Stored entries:
○ ○ ○ ○
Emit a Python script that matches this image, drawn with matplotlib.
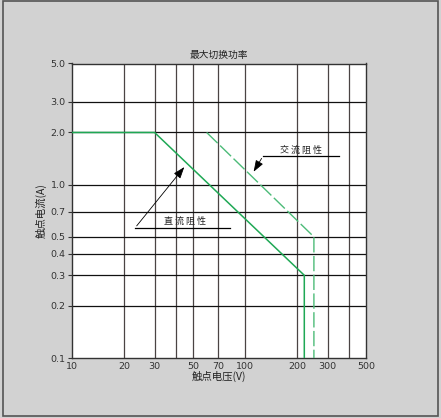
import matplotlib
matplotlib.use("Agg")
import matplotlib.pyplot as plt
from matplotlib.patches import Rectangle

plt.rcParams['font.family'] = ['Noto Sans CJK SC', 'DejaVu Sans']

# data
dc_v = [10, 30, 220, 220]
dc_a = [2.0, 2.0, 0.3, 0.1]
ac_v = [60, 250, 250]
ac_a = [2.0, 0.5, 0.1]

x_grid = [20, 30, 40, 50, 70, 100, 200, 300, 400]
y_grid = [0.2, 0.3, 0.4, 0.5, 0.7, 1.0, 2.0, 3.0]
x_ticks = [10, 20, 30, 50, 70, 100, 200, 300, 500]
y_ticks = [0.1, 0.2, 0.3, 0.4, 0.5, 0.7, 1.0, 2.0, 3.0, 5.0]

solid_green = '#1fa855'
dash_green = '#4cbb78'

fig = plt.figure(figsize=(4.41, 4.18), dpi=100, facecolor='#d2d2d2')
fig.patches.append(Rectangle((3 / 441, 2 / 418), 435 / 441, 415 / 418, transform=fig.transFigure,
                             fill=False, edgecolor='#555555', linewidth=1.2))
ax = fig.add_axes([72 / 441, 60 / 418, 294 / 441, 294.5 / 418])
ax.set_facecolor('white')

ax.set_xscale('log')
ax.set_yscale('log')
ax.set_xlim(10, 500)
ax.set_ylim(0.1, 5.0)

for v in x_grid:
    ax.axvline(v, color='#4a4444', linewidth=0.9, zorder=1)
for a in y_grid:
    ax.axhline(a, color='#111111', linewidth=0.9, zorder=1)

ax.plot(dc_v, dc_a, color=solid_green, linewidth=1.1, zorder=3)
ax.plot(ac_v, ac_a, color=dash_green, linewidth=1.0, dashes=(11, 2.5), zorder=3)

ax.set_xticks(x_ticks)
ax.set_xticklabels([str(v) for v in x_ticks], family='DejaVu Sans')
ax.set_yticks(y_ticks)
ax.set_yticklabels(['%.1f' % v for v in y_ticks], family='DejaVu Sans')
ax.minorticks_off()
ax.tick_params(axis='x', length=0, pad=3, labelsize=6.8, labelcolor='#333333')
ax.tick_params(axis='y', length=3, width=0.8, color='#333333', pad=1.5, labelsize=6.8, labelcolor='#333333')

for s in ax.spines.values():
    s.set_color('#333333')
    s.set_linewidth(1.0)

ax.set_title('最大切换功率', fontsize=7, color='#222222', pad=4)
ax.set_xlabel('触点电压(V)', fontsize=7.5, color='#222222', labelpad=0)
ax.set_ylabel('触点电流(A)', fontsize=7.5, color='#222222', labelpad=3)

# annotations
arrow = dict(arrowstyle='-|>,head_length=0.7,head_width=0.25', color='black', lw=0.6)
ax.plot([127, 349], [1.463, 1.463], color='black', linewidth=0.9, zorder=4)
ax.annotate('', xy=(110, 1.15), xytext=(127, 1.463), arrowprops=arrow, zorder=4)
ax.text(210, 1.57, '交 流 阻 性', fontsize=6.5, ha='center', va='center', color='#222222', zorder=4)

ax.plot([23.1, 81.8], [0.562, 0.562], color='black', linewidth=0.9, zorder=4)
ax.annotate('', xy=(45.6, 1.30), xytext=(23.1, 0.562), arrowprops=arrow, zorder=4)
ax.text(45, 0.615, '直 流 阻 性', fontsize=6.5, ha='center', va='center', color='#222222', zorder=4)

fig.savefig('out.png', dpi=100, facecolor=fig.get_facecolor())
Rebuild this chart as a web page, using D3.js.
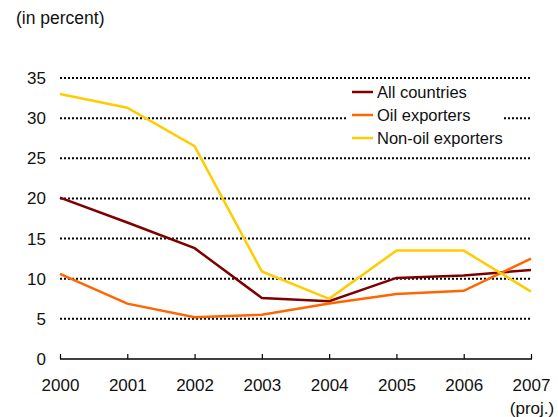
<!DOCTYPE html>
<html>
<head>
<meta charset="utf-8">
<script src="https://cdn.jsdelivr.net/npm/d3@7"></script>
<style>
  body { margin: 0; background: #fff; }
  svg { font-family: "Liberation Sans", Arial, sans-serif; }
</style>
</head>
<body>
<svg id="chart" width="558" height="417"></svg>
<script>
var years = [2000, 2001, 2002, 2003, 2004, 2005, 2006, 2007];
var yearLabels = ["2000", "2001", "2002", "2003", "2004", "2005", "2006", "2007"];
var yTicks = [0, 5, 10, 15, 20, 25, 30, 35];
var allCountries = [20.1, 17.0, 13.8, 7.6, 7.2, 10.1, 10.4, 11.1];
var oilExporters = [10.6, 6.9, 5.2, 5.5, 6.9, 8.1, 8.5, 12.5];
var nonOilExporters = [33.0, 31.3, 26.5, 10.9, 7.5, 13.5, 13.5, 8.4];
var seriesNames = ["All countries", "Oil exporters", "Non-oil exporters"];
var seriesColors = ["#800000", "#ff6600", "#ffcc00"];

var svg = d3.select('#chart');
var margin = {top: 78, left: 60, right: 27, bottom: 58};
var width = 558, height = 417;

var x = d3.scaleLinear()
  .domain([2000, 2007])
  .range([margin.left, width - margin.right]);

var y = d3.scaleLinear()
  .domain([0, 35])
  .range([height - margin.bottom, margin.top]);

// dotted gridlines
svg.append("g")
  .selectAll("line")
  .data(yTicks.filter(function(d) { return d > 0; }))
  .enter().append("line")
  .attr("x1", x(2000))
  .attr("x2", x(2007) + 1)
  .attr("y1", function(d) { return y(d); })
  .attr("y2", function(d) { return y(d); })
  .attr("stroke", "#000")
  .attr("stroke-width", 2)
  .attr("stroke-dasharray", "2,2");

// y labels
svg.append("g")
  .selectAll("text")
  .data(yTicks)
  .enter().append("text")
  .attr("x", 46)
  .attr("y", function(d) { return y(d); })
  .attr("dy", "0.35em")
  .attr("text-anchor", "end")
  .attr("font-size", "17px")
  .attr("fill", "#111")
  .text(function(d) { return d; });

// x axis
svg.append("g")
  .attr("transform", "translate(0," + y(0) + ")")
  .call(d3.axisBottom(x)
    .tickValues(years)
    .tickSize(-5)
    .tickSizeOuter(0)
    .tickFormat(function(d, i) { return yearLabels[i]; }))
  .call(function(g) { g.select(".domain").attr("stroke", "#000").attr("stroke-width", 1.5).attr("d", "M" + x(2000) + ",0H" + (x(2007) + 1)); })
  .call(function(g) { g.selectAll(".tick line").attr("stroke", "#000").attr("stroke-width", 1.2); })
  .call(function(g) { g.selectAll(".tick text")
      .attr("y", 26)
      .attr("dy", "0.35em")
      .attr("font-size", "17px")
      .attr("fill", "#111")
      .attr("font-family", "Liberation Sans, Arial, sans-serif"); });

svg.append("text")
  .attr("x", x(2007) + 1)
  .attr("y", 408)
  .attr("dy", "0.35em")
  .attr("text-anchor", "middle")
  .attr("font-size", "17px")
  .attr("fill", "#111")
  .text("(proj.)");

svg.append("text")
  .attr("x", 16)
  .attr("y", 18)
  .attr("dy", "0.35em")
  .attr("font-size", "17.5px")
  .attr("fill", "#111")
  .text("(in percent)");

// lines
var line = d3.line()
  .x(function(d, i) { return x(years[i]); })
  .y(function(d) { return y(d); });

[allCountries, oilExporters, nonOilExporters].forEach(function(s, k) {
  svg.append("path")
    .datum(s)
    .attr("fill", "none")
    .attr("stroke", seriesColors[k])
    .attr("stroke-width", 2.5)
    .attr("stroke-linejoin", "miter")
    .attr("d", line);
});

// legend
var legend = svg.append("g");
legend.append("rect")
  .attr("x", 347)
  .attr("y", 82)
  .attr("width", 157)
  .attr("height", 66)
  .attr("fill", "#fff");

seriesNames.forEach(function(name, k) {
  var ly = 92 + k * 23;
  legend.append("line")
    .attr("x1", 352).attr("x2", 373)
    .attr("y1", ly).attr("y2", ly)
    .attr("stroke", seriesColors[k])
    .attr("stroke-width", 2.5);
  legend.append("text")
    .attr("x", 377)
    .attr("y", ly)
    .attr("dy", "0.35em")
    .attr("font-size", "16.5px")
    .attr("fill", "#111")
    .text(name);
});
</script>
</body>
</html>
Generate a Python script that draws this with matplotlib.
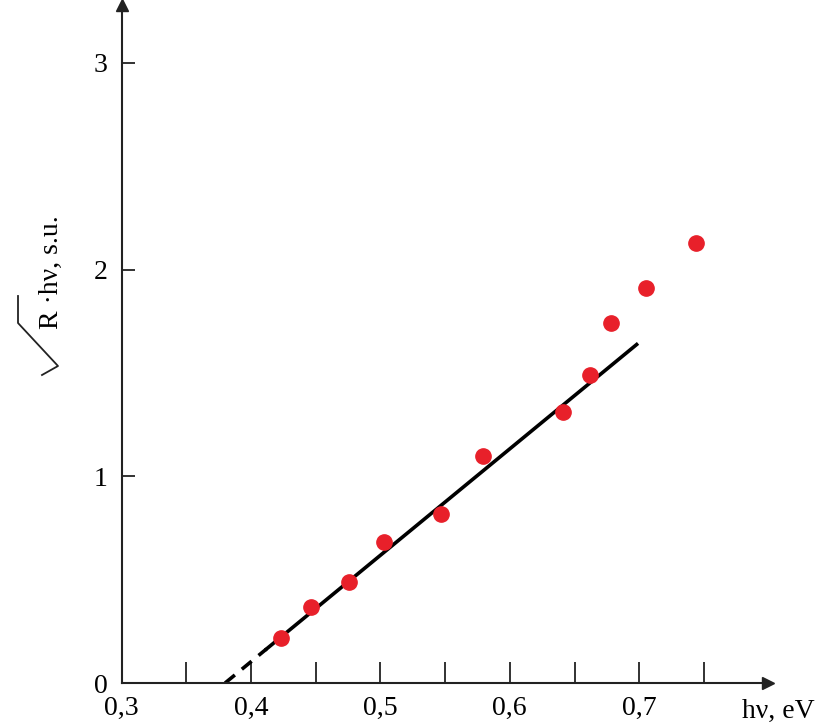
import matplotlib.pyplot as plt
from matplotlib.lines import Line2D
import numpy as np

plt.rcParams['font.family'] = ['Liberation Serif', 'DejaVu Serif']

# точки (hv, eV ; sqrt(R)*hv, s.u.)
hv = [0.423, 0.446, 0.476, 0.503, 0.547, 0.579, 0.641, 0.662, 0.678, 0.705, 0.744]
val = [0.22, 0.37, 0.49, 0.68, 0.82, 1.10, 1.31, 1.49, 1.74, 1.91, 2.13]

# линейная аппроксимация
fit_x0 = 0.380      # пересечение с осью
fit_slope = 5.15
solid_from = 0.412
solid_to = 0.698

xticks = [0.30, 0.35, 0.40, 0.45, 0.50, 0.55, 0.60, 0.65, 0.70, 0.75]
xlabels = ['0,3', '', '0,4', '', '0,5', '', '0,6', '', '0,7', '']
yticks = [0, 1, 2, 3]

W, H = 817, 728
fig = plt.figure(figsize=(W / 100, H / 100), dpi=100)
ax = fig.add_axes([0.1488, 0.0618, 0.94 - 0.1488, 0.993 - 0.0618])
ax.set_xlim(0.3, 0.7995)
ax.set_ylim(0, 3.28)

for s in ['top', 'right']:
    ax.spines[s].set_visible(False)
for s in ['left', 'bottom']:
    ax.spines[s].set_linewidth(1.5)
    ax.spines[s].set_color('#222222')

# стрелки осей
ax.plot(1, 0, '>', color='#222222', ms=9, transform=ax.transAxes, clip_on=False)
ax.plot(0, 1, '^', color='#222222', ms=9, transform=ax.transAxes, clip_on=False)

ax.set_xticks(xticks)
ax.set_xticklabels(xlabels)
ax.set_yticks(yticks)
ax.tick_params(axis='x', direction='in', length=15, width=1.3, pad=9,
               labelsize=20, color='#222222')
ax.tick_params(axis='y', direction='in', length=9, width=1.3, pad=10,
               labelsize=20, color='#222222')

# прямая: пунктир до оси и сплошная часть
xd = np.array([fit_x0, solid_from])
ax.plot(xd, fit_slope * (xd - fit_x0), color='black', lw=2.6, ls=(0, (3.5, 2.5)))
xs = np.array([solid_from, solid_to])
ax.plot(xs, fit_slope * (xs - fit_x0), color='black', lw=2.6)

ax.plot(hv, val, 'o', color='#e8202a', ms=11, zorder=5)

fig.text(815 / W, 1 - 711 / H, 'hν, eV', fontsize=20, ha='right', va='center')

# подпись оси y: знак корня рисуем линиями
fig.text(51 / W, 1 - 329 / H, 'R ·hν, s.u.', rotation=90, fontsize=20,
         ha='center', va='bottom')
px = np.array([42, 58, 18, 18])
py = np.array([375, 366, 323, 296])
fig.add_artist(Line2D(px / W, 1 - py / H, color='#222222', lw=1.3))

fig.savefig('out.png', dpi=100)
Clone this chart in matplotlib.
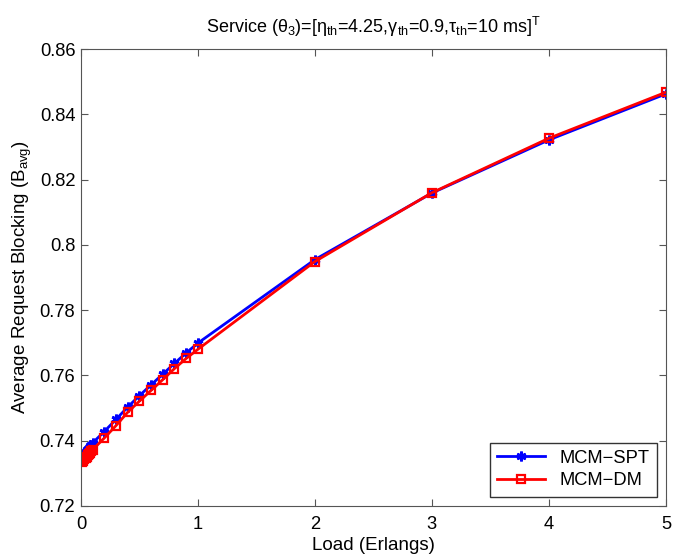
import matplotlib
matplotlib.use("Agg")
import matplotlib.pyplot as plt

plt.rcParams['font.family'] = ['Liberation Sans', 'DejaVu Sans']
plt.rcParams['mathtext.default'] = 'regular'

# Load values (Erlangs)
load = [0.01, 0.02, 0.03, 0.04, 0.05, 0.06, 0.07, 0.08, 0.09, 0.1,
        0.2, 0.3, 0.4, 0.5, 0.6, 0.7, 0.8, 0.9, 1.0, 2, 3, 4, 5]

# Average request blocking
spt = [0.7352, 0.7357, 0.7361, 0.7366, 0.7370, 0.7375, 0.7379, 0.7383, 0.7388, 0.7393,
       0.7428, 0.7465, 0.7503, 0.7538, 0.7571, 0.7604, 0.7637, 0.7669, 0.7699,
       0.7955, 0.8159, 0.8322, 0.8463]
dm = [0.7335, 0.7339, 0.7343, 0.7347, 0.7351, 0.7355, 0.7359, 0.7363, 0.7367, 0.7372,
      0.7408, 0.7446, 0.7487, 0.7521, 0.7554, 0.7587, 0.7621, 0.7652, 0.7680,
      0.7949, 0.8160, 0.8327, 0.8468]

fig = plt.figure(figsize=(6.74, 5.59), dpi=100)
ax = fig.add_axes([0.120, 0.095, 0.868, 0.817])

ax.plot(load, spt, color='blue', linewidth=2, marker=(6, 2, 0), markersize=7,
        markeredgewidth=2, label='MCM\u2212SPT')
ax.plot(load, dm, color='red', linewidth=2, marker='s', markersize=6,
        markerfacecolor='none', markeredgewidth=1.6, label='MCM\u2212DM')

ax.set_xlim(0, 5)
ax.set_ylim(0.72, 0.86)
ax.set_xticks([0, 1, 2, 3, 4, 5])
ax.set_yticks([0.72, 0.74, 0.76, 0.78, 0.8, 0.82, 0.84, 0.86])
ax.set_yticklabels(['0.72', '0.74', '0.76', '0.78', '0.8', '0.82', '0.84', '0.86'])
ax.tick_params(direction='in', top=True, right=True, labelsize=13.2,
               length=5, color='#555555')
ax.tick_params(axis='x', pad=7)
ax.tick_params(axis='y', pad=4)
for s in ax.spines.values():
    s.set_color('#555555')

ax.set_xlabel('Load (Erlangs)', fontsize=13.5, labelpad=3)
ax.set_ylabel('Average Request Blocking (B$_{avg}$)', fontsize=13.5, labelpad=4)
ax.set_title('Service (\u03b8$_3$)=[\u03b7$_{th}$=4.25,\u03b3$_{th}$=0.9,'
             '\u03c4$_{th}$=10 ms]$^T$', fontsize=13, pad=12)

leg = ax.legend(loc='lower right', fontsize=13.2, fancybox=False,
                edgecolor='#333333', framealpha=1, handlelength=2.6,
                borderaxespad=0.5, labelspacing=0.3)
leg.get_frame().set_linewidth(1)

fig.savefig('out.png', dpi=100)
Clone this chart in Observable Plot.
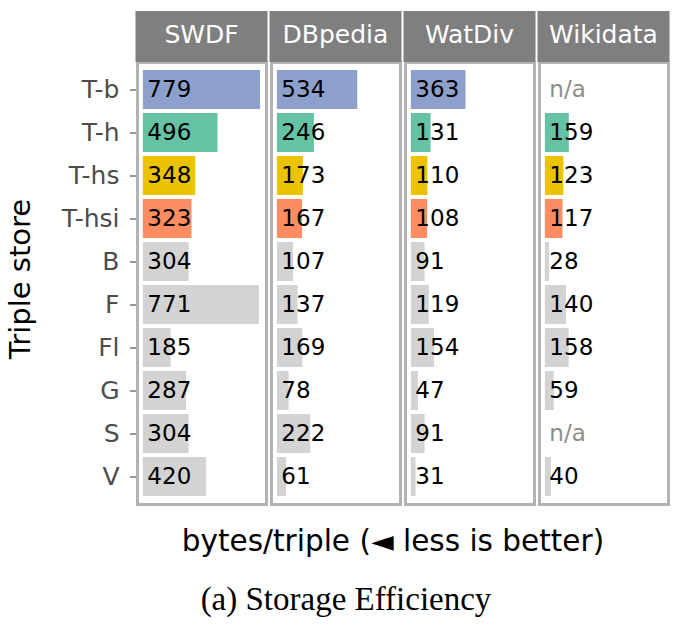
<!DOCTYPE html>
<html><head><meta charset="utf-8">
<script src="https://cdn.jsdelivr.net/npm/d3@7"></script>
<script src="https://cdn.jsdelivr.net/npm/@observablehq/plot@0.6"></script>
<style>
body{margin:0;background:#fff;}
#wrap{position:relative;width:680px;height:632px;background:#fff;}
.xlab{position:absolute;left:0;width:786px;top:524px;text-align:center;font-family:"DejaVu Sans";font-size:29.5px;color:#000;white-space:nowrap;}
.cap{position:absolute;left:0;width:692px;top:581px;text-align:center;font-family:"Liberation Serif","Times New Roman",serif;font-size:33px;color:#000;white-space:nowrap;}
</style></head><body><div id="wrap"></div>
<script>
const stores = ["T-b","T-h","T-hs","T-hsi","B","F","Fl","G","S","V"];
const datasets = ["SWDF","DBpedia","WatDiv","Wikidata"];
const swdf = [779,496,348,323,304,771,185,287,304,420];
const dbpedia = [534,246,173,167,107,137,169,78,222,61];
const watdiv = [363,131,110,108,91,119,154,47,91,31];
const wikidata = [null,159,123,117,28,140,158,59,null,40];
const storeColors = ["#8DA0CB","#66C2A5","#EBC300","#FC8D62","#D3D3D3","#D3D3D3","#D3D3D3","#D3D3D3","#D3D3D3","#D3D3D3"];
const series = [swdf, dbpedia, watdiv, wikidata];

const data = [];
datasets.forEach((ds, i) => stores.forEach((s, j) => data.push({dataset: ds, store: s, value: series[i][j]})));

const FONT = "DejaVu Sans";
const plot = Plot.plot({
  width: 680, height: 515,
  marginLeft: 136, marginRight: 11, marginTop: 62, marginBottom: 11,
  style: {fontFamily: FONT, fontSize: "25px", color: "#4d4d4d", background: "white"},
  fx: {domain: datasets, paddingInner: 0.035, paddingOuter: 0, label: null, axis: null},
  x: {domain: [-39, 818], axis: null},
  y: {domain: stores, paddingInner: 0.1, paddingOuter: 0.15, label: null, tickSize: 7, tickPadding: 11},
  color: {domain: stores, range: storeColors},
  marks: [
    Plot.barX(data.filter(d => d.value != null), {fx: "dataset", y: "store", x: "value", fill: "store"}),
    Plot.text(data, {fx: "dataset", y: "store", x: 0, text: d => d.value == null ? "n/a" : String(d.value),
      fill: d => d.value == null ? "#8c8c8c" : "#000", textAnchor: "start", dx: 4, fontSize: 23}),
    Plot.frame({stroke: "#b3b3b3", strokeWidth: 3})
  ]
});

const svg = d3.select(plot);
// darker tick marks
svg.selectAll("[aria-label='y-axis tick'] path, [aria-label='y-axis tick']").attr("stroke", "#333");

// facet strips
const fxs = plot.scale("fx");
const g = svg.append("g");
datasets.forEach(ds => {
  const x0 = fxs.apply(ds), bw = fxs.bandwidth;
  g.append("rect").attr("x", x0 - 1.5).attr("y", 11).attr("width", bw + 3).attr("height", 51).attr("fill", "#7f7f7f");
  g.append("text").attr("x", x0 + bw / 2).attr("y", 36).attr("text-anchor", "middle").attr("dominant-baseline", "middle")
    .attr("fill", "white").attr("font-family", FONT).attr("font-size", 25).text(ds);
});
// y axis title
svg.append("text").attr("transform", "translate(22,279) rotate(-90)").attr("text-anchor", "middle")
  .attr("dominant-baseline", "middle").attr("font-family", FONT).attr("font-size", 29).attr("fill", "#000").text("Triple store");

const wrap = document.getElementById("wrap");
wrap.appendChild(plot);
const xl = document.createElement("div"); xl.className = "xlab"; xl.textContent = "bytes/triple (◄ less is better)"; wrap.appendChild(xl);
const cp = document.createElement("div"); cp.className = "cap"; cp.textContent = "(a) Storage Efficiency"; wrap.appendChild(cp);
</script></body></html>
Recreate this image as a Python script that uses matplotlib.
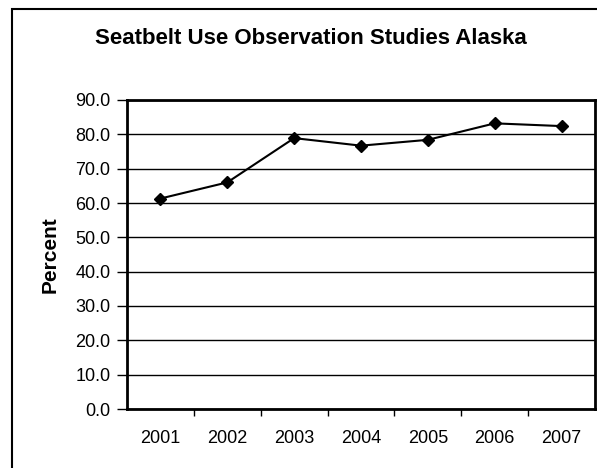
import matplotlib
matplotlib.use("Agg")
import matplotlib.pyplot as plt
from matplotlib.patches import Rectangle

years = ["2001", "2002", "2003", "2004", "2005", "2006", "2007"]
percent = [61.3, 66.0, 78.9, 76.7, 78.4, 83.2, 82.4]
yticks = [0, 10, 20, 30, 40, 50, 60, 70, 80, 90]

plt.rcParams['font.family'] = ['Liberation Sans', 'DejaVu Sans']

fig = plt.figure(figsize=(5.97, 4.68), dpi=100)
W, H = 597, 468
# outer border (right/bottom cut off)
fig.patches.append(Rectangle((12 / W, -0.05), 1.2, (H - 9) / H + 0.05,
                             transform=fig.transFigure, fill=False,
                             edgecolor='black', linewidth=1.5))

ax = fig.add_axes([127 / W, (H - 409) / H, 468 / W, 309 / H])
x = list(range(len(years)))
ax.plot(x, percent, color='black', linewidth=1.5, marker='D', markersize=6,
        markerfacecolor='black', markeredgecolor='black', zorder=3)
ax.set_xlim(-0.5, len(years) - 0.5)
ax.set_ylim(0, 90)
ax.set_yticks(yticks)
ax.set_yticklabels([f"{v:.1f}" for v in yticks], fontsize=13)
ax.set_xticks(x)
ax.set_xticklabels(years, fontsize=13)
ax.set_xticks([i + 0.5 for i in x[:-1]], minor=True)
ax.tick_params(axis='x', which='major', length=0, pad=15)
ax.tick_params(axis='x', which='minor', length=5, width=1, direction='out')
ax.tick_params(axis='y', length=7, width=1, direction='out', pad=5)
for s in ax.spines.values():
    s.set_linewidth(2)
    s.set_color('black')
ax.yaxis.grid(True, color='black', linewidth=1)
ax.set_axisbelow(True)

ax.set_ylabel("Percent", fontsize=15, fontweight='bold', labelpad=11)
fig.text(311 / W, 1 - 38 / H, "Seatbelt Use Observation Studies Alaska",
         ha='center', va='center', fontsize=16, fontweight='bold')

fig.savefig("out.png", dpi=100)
○ ○ ○ ○
Copy, exactly as they stand, the lines from the one that holds "Rebuild this chart" to the one that holds "- margin.bottom, margin.top]);", both included, and drop every picture.

## The reply:
Rebuild this chart as a web page, using D3.js.
<!DOCTYPE html>
<html>
<head>
<meta charset="utf-8">
<script src="https://cdn.jsdelivr.net/npm/d3@7"></script>
<style>
  body { margin: 0; background: #fff; }
  svg { font-family: "Liberation Sans", Arial, sans-serif; }
</style>
</head>
<body>
<svg id="chart" width="558" height="417"></svg>
<script>
var years = [2000, 2001, 2002, 2003, 2004, 2005, 2006, 2007];
var yearLabels = ["2000", "2001", "2002", "2003", "2004", "2005", "2006", "2007"];
var yTicks = [0, 5, 10, 15, 20, 25, 30, 35];
var allCountries = [20.1, 17.0, 13.8, 7.6, 7.2, 10.1, 10.4, 11.1];
var oilExporters = [10.6, 6.9, 5.2, 5.5, 6.9, 8.1, 8.5, 12.5];
var nonOilExporters = [33.0, 31.3, 26.5, 10.9, 7.5, 13.5, 13.5, 8.4];
var seriesNames = ["All countries", "Oil exporters", "Non-oil exporters"];
var seriesColors = ["#800000", "#ff6600", "#ffcc00"];

var svg = d3.select('#chart');
var margin = {top: 78, left: 60, right: 27, bottom: 58};
var width = 558, height = 417;

var x = d3.scaleLinear()
  .domain([2000, 2007])
  .range([margin.left, width - margin.right]);

var y = d3.scaleLinear()
  .domain([0, 35])
  .range([height - margin.bottom, margin.top]);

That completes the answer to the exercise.